(Description of the task): Reproduce every line in the listing that contains the word "chart".

..........

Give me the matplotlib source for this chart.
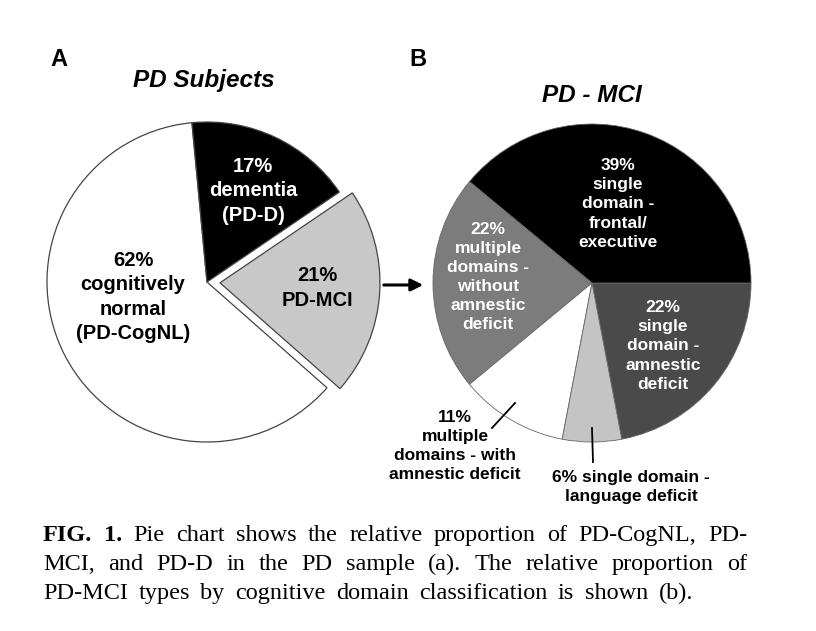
import matplotlib.pyplot as plt
import numpy as np

# data
pd_labels = ["62%\ncognitively\nnormal\n(PD-CogNL)", "21%\nPD-MCI", "17%\ndementia\n(PD-D)"]
pd_values = [62, 21, 17]
pd_colors = ["white", "#c8c8c8", "black"]
pd_text_colors = ["black", "black", "white"]

mci_labels = ["22%\nsingle\ndomain -\namnestic\ndeficit",
              "39%\nsingle\ndomain -\nfrontal/\nexecutive",
              "22%\nmultiple\ndomains -\nwithout\namnestic\ndeficit",
              "11%\nmultiple\ndomains - with\namnestic deficit",
              "6% single domain -\nlanguage deficit"]
mci_values = [22, 39, 22, 11, 6]
mci_colors = ["#4a4a4a", "black", "#7c7c7c", "white", "#c4c4c4"]
mci_text_colors = ["white", "white", "white", "black", "black"]

caption = [
    "FIG. 1. Pie chart shows the relative proportion of PD-CogNL, PD-",
    "MCI, and PD-D in the PD sample (a). The relative proportion of",
    "PD-MCI types by cognitive domain classification is shown (b).",
]

W, H = 816, 631
fig = plt.figure(figsize=(W / 100, H / 100), dpi=100)
ax = fig.add_axes([0, 0, 1, 1])

def Y(y):
    return H - y

sans = "Liberation Sans"

# left pie (explode is in data units = pixels here)
ax.pie(pd_values, colors=pd_colors, startangle=95.4, center=(207, Y(282)), radius=160,
       explode=[0, 13, 0], wedgeprops=dict(edgecolor="#444444", linewidth=0.9))
pd_pos = [(133, 297), (317, 288), (253, 191)]
for lab, (x, y), c in zip(pd_labels, pd_pos, pd_text_colors):
    ax.text(x, Y(y), lab, ha="center", va="center", color=c, fontsize=14.5,
            fontweight="bold", family=sans, linespacing=1.36)

# right pie
ax.pie(mci_values, colors=mci_colors, startangle=280.8, center=(592, Y(283)), radius=159,
       wedgeprops=dict(edgecolor="#666666", linewidth=0.6))
mci_pos = [(663, 346), (618, 204), (488, 277), (455, 446), (631, 487)]
for lab, (x, y), c in zip(mci_labels, mci_pos, mci_text_colors):
    ax.text(x, Y(y), lab, ha="center", va="center", color=c, fontsize=12.5,
            fontweight="bold", family=sans, linespacing=1.34)

# leader lines
ax.plot([492, 515], [Y(428), Y(403)], color="black", lw=1.3)
ax.plot([592, 593], [Y(428), Y(462)], color="black", lw=1.3)

# arrow between pies
ax.annotate("", xy=(426, Y(285)), xytext=(381, Y(285)),
            arrowprops=dict(arrowstyle="-|>", color="black", lw=2.2, mutation_scale=18))

# panel letters and titles
ax.text(50, Y(66), "A", fontsize=17, fontweight="bold", family=sans, va="baseline")
ax.text(409, Y(66), "B", fontsize=17, fontweight="bold", family=sans, va="baseline")
ax.text(204, Y(80), "PD Subjects", fontsize=17.5, fontweight="bold", style="italic",
        family=sans, ha="center", va="center")
ax.text(592, Y(96), "PD - MCI", fontsize=17.5, fontweight="bold", style="italic",
        family=sans, ha="center", va="center")

ax.set_xlim(0, W)
ax.set_ylim(0, H)
ax.set_aspect("equal")
ax.axis("off")

# caption, justified
serif = "Liberation Serif"
fs = 17.5
x0 = 43
line_end = [747, 747, 693]
line_y = [541, 570, 599]
renderer = fig.canvas.get_renderer()
for i, (line, ly, x1) in enumerate(zip(caption, line_y, line_end)):
    words = line.split(" ")
    texts = []
    for j, w in enumerate(words):
        bold = i == 0 and j < 2
        t = ax.text(0, Y(ly), w, fontsize=fs, family=serif, va="baseline",
                    fontweight="bold" if bold else "normal")
        texts.append(t)
    widths = [t.get_window_extent(renderer).width for t in texts]
    gap = (x1 - x0 - sum(widths)) / (len(words) - 1)
    x = x0
    for t, w in zip(texts, widths):
        t.set_x(x)
        x += w + gap

fig.savefig("out.png", dpi=100)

..........

(Solved exercise):
Give me the matplotlib source for this chart.
    "FIG. 1. Pie chart shows the relative proportion of PD-CogNL, PD-",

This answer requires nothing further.